From a neo-Gramscian approach to international relations, and following the analysis of structured agencies presented by Susan K. Sell on the matter of the negotiations leading up to the TRIPS Agreement (SELL, 2003) and, later, to Doha Declaration on the TRIPS Agreement and Public Health, the objective of the research is to understand the failure of the negotiations for compulsory licenses on climate-related technologies. The research question reads as follows: to what extend does the debate on compulsory licenses on climate-related technologies differ from those on both intellectual property in general access to medicines in particular? In case of identified differences, the question arises of why the Global-South countries have failed to lead the negotiations in the Council for TRIPS to result in a similar declaration?
As for the methodologies applied, other than the historicist method from the aforementioned neo-Gramscian approach, this research also uses a method of discourse analysis in relation to the meetings of the Council for TRIPS in order to map the space of international negotiations, describing the national delegations involved – as well as the agencies, whenever it is possible to clearly identify them – and their respective positions. This analysis ought to be complemented by an adequate literature survey and review in order for the present thesis to answer the research question. For that, such a literature review must include a dialectical-relational and transdisciplinary approach to Environmental Law.
The final thesis is entitled as: “Compulsory licensing on climate-related technologies: An unanswered question” and should be divided in two main parts.
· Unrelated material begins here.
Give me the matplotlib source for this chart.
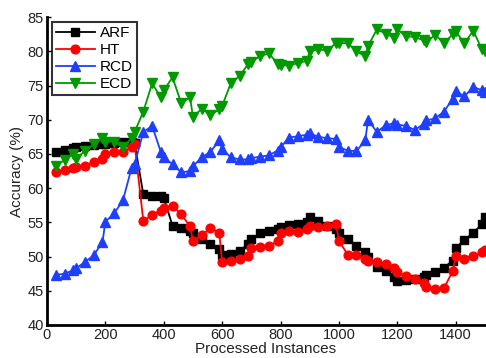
import matplotlib
matplotlib.use("Agg")
import matplotlib.pyplot as plt

instances = [30, 60, 90, 100, 130, 160, 190, 200, 230, 260, 290, 300,
             330, 360, 390, 400, 430, 460, 490, 500, 530, 560, 590, 600,
             630, 660, 690, 700, 730, 760, 790, 800, 830, 860, 890, 900,
             930, 960, 990, 1000, 1030, 1060, 1090, 1100, 1130, 1160, 1190, 1200,
             1230, 1260, 1290, 1300, 1330, 1360, 1390, 1400, 1430, 1460, 1490, 1500]

arf = [65.3, 65.6, 65.9, 66.0, 66.2, 66.3, 66.4, 66.5, 66.6, 66.7, 66.7, 66.6,
       59.1, 58.8, 58.8, 58.6, 54.5, 54.2, 53.7, 53.4, 52.5, 51.9, 51.1, 50.2,
       50.4, 50.8, 51.9, 52.5, 53.5, 53.7, 54.0, 54.3, 54.6, 54.7, 55.0, 55.8,
       55.2, 54.4, 54.0, 53.4, 52.5, 51.5, 50.6, 50.0, 48.5, 47.9, 47.0, 46.5,
       46.6, 46.7, 47.0, 47.3, 47.8, 48.4, 49.4, 51.3, 52.4, 53.5, 54.7, 55.8]

ht = [62.4, 62.6, 63.0, 63.1, 63.3, 63.8, 64.3, 65.0, 65.3, 65.3, 66.0, 66.5,
      55.2, 56.1, 56.7, 57.1, 57.4, 56.2, 54.4, 52.3, 53.1, 54.2, 53.5, 49.2,
      49.3, 49.7, 50.1, 51.2, 51.4, 51.5, 52.3, 53.4, 53.8, 53.6, 54.1, 54.5,
      54.3, 54.4, 54.8, 52.3, 50.3, 50.2, 49.6, 49.4, 49.2, 48.9, 48.3, 47.8,
      47.1, 46.7, 46.2, 45.5, 45.2, 45.4, 47.9, 50.1, 49.7, 50.1, 50.6, 51.0]

rcd = [47.3, 47.5, 48.0, 48.3, 49.2, 50.2, 52.1, 55.1, 56.3, 58.2, 63.0, 63.5,
       68.2, 69.1, 65.3, 64.5, 63.5, 62.3, 62.5, 63.2, 64.5, 65.3, 67.0, 65.7,
       64.5, 64.2, 64.2, 64.4, 64.6, 64.8, 65.5, 66.0, 67.4, 67.6, 67.8, 68.0,
       67.5, 67.3, 67.2, 66.0, 65.5, 65.4, 67.0, 70.0, 68.2, 69.2, 69.5, 69.3,
       69.1, 68.5, 69.4, 69.9, 70.2, 71.2, 73.1, 74.2, 73.4, 74.8, 74.3, 74.0]

ecd = [63.3, 64.1, 65.0, 64.2, 65.5, 66.4, 67.3, 66.8, 66.8, 66.0, 67.3, 68.2,
       71.2, 75.3, 73.3, 74.3, 76.2, 72.4, 73.3, 70.4, 71.6, 70.7, 71.5, 72.0,
       75.4, 76.4, 78.2, 78.5, 79.3, 79.7, 78.2, 78.0, 77.9, 78.3, 78.6, 80.0,
       80.3, 80.1, 81.2, 81.2, 81.2, 80.0, 79.3, 80.8, 83.2, 82.6, 82.0, 83.2,
       82.2, 82.1, 81.6, 81.4, 82.4, 81.2, 82.5, 82.9, 81.2, 83.0, 80.3, 80.0]

plt.rcParams['font.family'] = ['Liberation Sans', 'DejaVu Sans']

fig = plt.figure(figsize=(4.86, 3.58), dpi=100)
ax = fig.add_axes([0.0967, 0.0922, 0.901, 0.860])

ax.plot(instances, arf, color='black', marker='s', markersize=5.3, lw=1.3, label='ARF')
ax.plot(instances, ht, color='#ff0000', marker='o', markersize=6.3, lw=1.3, label='HT')
ax.plot(instances, rcd, color='#1f3fff', marker='^', markersize=6.8, lw=1.3, label='RCD')
ax.plot(instances, ecd, color='#009900', marker='v', markersize=6.8, lw=1.3, label='ECD')

ax.set_xlim(0, 1500)
ax.set_ylim(40, 85)
ax.set_xticks([0, 200, 400, 600, 800, 1000, 1200, 1400])
ax.set_yticks([40, 45, 50, 55, 60, 65, 70, 75, 80, 85])
ax.spines['top'].set_visible(False)
ax.spines['right'].set_visible(False)
ax.spines['left'].set_linewidth(2)
ax.spines['bottom'].set_linewidth(2)
ax.tick_params(direction='in', length=3, width=1, labelsize=10.5, colors='black')
ax.tick_params(axis='x', pad=2)
ax.tick_params(axis='y', pad=2.5)
for lab in ax.get_xticklabels() + ax.get_yticklabels():
    lab.set_color('#222222')

ax.set_xlabel('Processed Instances', fontsize=11, labelpad=0.5, color='#222222')
ax.set_ylabel('Accuracy (%)', fontsize=11, labelpad=2, color='#222222')

leg = ax.legend(loc='upper left', bbox_to_anchor=(0.011, 0.984), borderaxespad=0,
                fontsize=11, handlelength=2.6, labelspacing=0.2, handletextpad=0.3,
                borderpad=0.25, frameon=True, fancybox=False, edgecolor='black')
leg.get_frame().set_linewidth(1.5)

fig.savefig('out.png', dpi=100)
In the Part I, theoretical and historical premises will be addressed, such as the understanding of climate change as a symptom of the structural problems of capitalism, as well as the history of negotiations on climate change under the UNFCCC. In parallel, it is necessary to interpret the provisions of the TRIPS Agreement in a more climate-friendly way, in order to understand how far it can reach.
In the Part II, following a map of the positions of different countries on the topic, the inherent impasse between the legal micro-field and the structural macro-field will be addressed. In order to present a reform or even a interpretation proposal, it is necessary to consider both the agencies involved and the structures in which it is embedded. This will be done through a neo-Gramscian approach to international relations, in a historically integrated and dialectical form of explanation of the world order.